Problem details:
Set the lines down again exactly, first line through the line that contains "text width=164pt, minimum", with no pictures.

Records to process:
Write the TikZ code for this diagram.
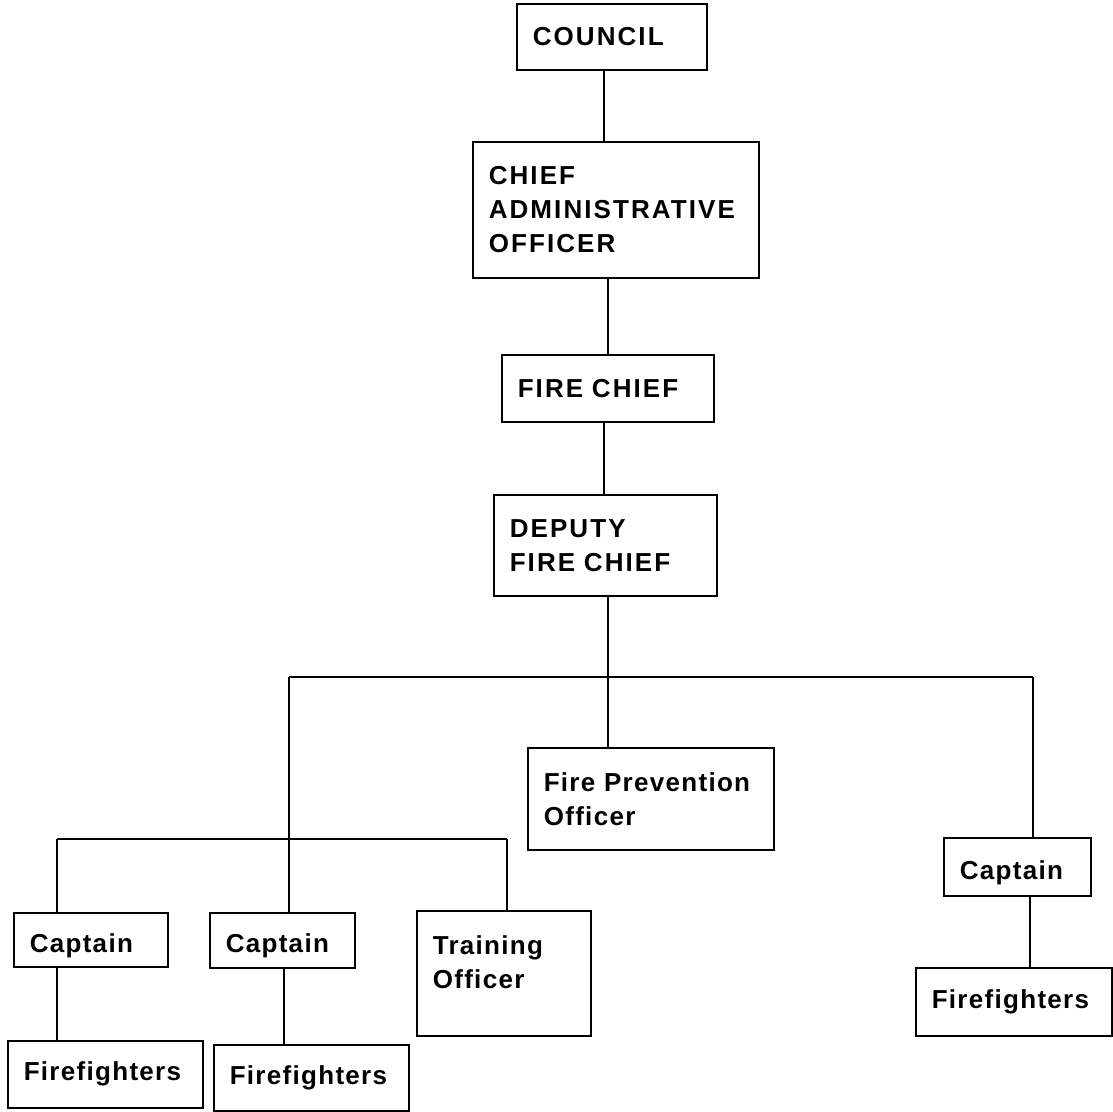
\documentclass[tikz,border=0pt]{standalone}
\usepackage{fontspec}
\setmainfont{Liberation Sans}
\newfontfamily\orgfont[LetterSpace=5]{Liberation Sans}
\newfontfamily\headfont[LetterSpace=8]{Liberation Sans}
\usepackage{tikz}
\usetikzlibrary{positioning, calc}

\begin{document}
\begin{tikzpicture}[x=1pt, y=-1pt,
  unit/.style={rectangle, draw=black, line width=1.6pt, anchor=north west,
    align=left, inner xsep=16pt, inner ysep=0pt,
    font=\orgfont\bfseries\fontsize{26}{34}\selectfont},
  head/.style={unit, font=\headfont\bfseries\fontsize{26}{34}\selectfont},
  link/.style={line width=1.6pt}
]
\useasboundingbox (0,0) rectangle (1112,1112);

% Top chain
\node[head, text width=158pt, minimum height=66pt]  (council) at (516,3)   {COUNCIL};
\node[head, text width=254pt, minimum height=136pt] (cao)     at (472,141) {CHIEF\\ADMINISTRATIVE\\OFFICER};
\node[head, text width=180pt, minimum height=67pt]  (chief)   at (501,354) {FIRE~CHIEF};
\node[head, text width=191pt, minimum height=101pt] (deputy)  at (493,494) {DEPUTY\\FIRE~CHIEF};

% Second level
\node[unit, text width=214pt, minimum height=102pt] (prev)  at (527,747) {Fire~Prevention\\Officer};
\node[unit, text width=115pt, minimum height=58pt]  (capC)  at (943,837) {\rule{0pt}{30pt}Captain};

% Third level
\node[unit, text width=122pt, minimum height=54pt]  (capA)  at (13,912)  {\rule{0pt}{30pt}Captain};
\node[unit, text width=113pt, minimum height=55pt]  (capB)  at (209,912) {\rule{0pt}{30pt}Captain};
\node[unit, text width=142pt, minimum height=125pt] (train) at (416,910) {Training\\Officer\rule[-22pt]{0pt}{22pt}};

% Firefighters
\node[unit, text width=163pt, minimum height=67pt] (ffA) at (7,1040)   {Firefighters};
\node[unit, text width=163pt, minimum height=66pt] (ffB) at (213,1044) {Firefighters};
\node[unit, text width=164pt, minimum height=68pt] (ffC) at (915,967)  {Firefighters};

% Junctions
\coordinate (busL) at (289,677);
\coordinate (busR) at (1033,677);
\coordinate (subL) at (57,839);
\coordinate (subR) at (507,839);
\coordinate (hub)  at ([xshift=2.5pt]deputy.south |- busL);

% Connectors
\draw[link] ([xshift=-8pt]council.south) -- ([xshift=-8pt]council.south |- cao.north);
\draw[link] ([xshift=-8pt]cao.south) -- ([xshift=-8pt]cao.south |- chief.north);
\draw[link] ([xshift=-4pt]chief.south) -- ([xshift=-4pt]chief.south |- deputy.north);
\draw[link] ([xshift=2.5pt]deputy.south) -- (hub);
\draw[link] (busL) -- (busR);
\draw[link] (hub) -- (hub |- prev.north);
\draw[link] (busR) -- (busR |- capC.north);
\draw[link] (busL) -- (busL |- capB.north);
\draw[link] (subL) -- (subR);
\draw[link] (subL) -- (subL |- capA.north);
\draw[link] (subR) -- (subR |- train.north);
\draw[link] (subL |- capA.south) -- (subL |- ffA.north);
\draw[link] ([xshift=1.5pt]capB.south) -- ([xshift=1.5pt]capB.south |- ffB.north);
\draw[link] ([xshift=12.5pt]capC.south) -- ([xshift=12.5pt]capC.south |- ffC.north);
\end{tikzpicture}
\end{document}
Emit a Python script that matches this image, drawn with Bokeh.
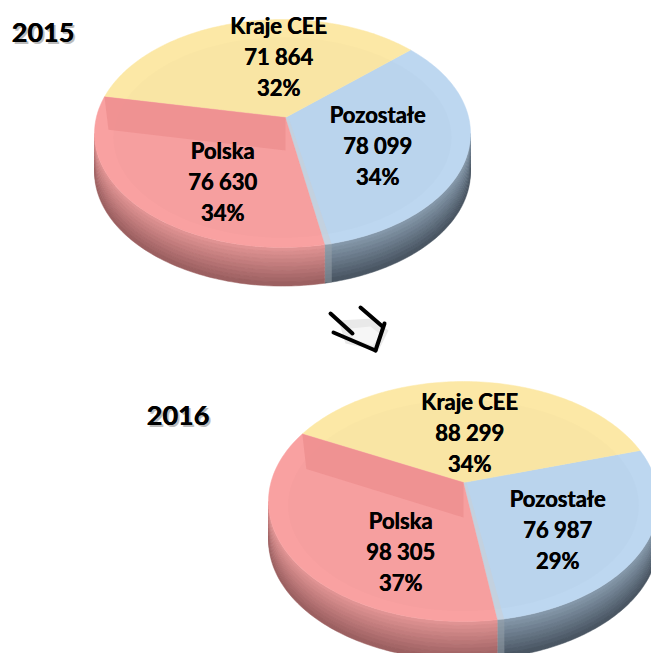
import numpy as np
from bokeh.plotting import figure
from bokeh.models import Range1d
from bokeh.embed import file_html
from bokeh.resources import INLINE
from bokeh.core.properties import value

# ---------------- data ----------------
years = ["2015", "2016"]
categories = ["Pozostałe", "Kraje CEE", "Polska"]          # counter-clockwise order
values_2015 = [78099, 71864, 76630]
values_2016 = [76987, 88299, 98305]
pct_2015 = [34, 32, 34]
pct_2016 = [29, 34, 37]

# ---------------- style / layout ----------------
FONT = value("Lato")
top_colors = {"Pozostałe": "#bdd7f0", "Kraje CEE": "#fce8a6", "Polska": "#f9a1a1"}
side_top = {"Pozostałe": "#8497a9", "Kraje CEE": "#d8c280", "Polska": "#e09393"}
side_bot = {"Pozostałe": "#4a5663", "Kraje CEE": "#9c874d", "Polska": "#9c6061"}
wall_color = "#ee9090"

layouts = [
    dict(cx=282, cy=133, rx=188, ry=114, vx=285, vy=117, depth=38, start=-77,
         wall=33, year_xy=(11, 32),
         labels={"Kraje CEE": (278, 25), "Pozostałe": (377, 114), "Polska": (222, 150)}),
    dict(cx=463, cy=501, rx=195, ry=120, vx=463, vy=482, depth=38, start=-80,
         wall=35, year_xy=(146, 415),
         labels={"Kraje CEE": (469, 401), "Pozostałe": (557, 498), "Polska": (400, 520)}),
]
series = [values_2015, values_2016]
pcts = [pct_2015, pct_2016]

W, H = 651, 653
p = figure(width=W, height=H, x_range=Range1d(0, W), y_range=Range1d(H, 0),
           output_backend="svg", toolbar_location=None, min_border=0)
p.axis.visible = False
p.grid.visible = False
p.outline_line_color = None
p.background_fill_color = "white"
p.border_fill_color = "white"


def hexmix(c1, c2, t):
    a = [int(c1[i:i + 2], 16) for i in (1, 3, 5)]
    b = [int(c2[i:i + 2], 16) for i in (1, 3, 5)]
    return "#%02x%02x%02x" % tuple(int(round(a[k] + (b[k] - a[k]) * t)) for k in range(3))


def ell(L, ang_deg, dy=0.0):
    a = np.radians(ang_deg)
    return L["cx"] + L["rx"] * np.cos(a), L["cy"] - L["ry"] * np.sin(a) + dy


def bold_text(xs, ys, texts, size, color="black", alpha=1.0, align="center"):
    for dx in (0.0, 0.5):
        p.text(x=[x + dx for x in xs], y=ys, text=texts,
               text_font=FONT, text_font_style="bold", text_font_size=size,
               text_color=color, text_alpha=alpha, text_align=align,
               text_baseline="middle")


for L, vals, pc, yr in zip(layouts, series, pcts, years):
    total = float(sum(vals))
    spans = [v / total * 360.0 for v in vals]
    bounds = [L["start"]]
    for s in spans:
        bounds.append(bounds[-1] + s)

    # ---- side (front half: 180..360 deg) drawn with shading bands ----
    nb = 10
    for cat, a0, a1 in zip(categories, bounds[:-1], bounds[1:]):
        for k in (-1, 0, 1):
            lo = max(a0, 180 + 360 * k)
            hi = min(a1, 360 + 360 * k)
            if hi <= lo:
                continue
            ang = np.linspace(lo, hi, 80)
            for b in range(nb):
                d0 = L["depth"] * b / nb
                d1 = L["depth"] * (b + 1) / nb + 0.6
                x0, y0 = ell(L, ang, d0)
                x1, y1 = ell(L, ang[::-1], d1)
                col = hexmix(side_top[cat], side_bot[cat], b / (nb - 1))
                p.patch(np.concatenate([x0, x1]), np.concatenate([y0, y1]),
                        fill_color=col, line_color=col, line_width=0.5)

    # ---- top face slices ----
    for cat, a0, a1 in zip(categories, bounds[:-1], bounds[1:]):
        ang = np.linspace(a0, a1, 120)
        x, y = ell(L, ang)
        xs = np.concatenate([[L["vx"]], x])
        ys = np.concatenate([[L["vy"]], y])
        p.patch(xs, ys, fill_color=top_colors[cat], line_color=top_colors[cat], line_width=0.5)

    # very subtle bevel ring on the top face
    ang = np.linspace(0, 360, 240)
    bx, by = ell(L, ang)
    ix = L["cx"] + (bx - L["cx"]) * 0.9
    iy = L["cy"] + 4 + (by - L["cy"]) * 0.88
    p.patch(ix, iy, fill_color="black", fill_alpha=0.012, line_color=None)

    # ---- exposed inner wall of the Polska slice (below CEE/Polska boundary) ----
    bang = bounds[2]
    px_, py_ = ell(L, bang)
    h = L["wall"]
    p.patch([px_, L["vx"], L["vx"], px_ + 4], [py_, L["vy"], L["vy"] + h, py_ + h],
            fill_color=wall_color, line_color=None, fill_alpha=0.9)

    # ---- thin lighter edge along Pozostałe / Polska boundary ----
    qx, qy = ell(L, bounds[0])
    p.patch([L["vx"], qx, qx + 7, L["vx"] + 3], [L["vy"], qy, qy, L["vy"]],
            fill_color="#c9cfd6", line_color=None, fill_alpha=0.6)
    p.patch([qx, qx + 7, qx + 7, qx], [qy, qy, qy + L["depth"], qy + L["depth"]],
            fill_color="#9aa3ab", line_color=None, fill_alpha=0.5)

    # ---- labels ----
    for cat, v, pcv in zip(categories, vals, pc):
        lx, ly = L["labels"][cat]
        lines = [cat, f"{v:,}".replace(",", " "), f"{pcv}%"]
        bold_text([lx] * 3, [ly + 31 * i for i in range(3)], lines, "22px")

    # ---- year title with soft shadow ----
    yx, yy = L["year_xy"]
    bold_text([yx + 2], [yy + 2], [yr], "27px", color="#888888", alpha=0.35, align="left")
    bold_text([yx], [yy], [yr], "27px", align="left")

# ---------------- arrow between the pies ----------------
p.patch([338, 372, 388, 378, 345], [320, 318, 330, 350, 343],
        fill_color="#cfcfcf", fill_alpha=0.45, line_color=None)
p.patch([350, 370, 380, 372, 352], [328, 326, 334, 345, 338],
        fill_color="#ffffff", fill_alpha=0.6, line_color=None)
p.segment(x0=[330, 333, 360, 384], y0=[313, 332, 307, 323],
          x1=[352, 375, 382, 375], y1=[333, 350, 326, 350],
          line_color="black", line_width=4, line_cap="round")

open("out.html", "w").write(file_html(p, INLINE))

Task solution:
Write the TikZ code for this diagram.
\documentclass[tikz,border=0pt]{standalone}
\usepackage{fontspec}
\setmainfont{Liberation Sans}
\newfontfamily\orgfont[LetterSpace=5]{Liberation Sans}
\newfontfamily\headfont[LetterSpace=8]{Liberation Sans}
\usepackage{tikz}
\usetikzlibrary{positioning, calc}

\begin{document}
\begin{tikzpicture}[x=1pt, y=-1pt,
  unit/.style={rectangle, draw=black, line width=1.6pt, anchor=north west,
    align=left, inner xsep=16pt, inner ysep=0pt,
    font=\orgfont\bfseries\fontsize{26}{34}\selectfont},
  head/.style={unit, font=\headfont\bfseries\fontsize{26}{34}\selectfont},
  link/.style={line width=1.6pt}
]
\useasboundingbox (0,0) rectangle (1112,1112);

% Top chain
\node[head, text width=158pt, minimum height=66pt]  (council) at (516,3)   {COUNCIL};
\node[head, text width=254pt, minimum height=136pt] (cao)     at (472,141) {CHIEF\\ADMINISTRATIVE\\OFFICER};
\node[head, text width=180pt, minimum height=67pt]  (chief)   at (501,354) {FIRE~CHIEF};
\node[head, text width=191pt, minimum height=101pt] (deputy)  at (493,494) {DEPUTY\\FIRE~CHIEF};

% Second level
\node[unit, text width=214pt, minimum height=102pt] (prev)  at (527,747) {Fire~Prevention\\Officer};
\node[unit, text width=115pt, minimum height=58pt]  (capC)  at (943,837) {\rule{0pt}{30pt}Captain};

% Third level
\node[unit, text width=122pt, minimum height=54pt]  (capA)  at (13,912)  {\rule{0pt}{30pt}Captain};
\node[unit, text width=113pt, minimum height=55pt]  (capB)  at (209,912) {\rule{0pt}{30pt}Captain};
\node[unit, text width=142pt, minimum height=125pt] (train) at (416,910) {Training\\Officer\rule[-22pt]{0pt}{22pt}};

% Firefighters
\node[unit, text width=163pt, minimum height=67pt] (ffA) at (7,1040)   {Firefighters};
\node[unit, text width=163pt, minimum height=66pt] (ffB) at (213,1044) {Firefighters};
\node[unit, text width=164pt, minimum height=68pt] (ffC) at (915,967)  {Firefighters};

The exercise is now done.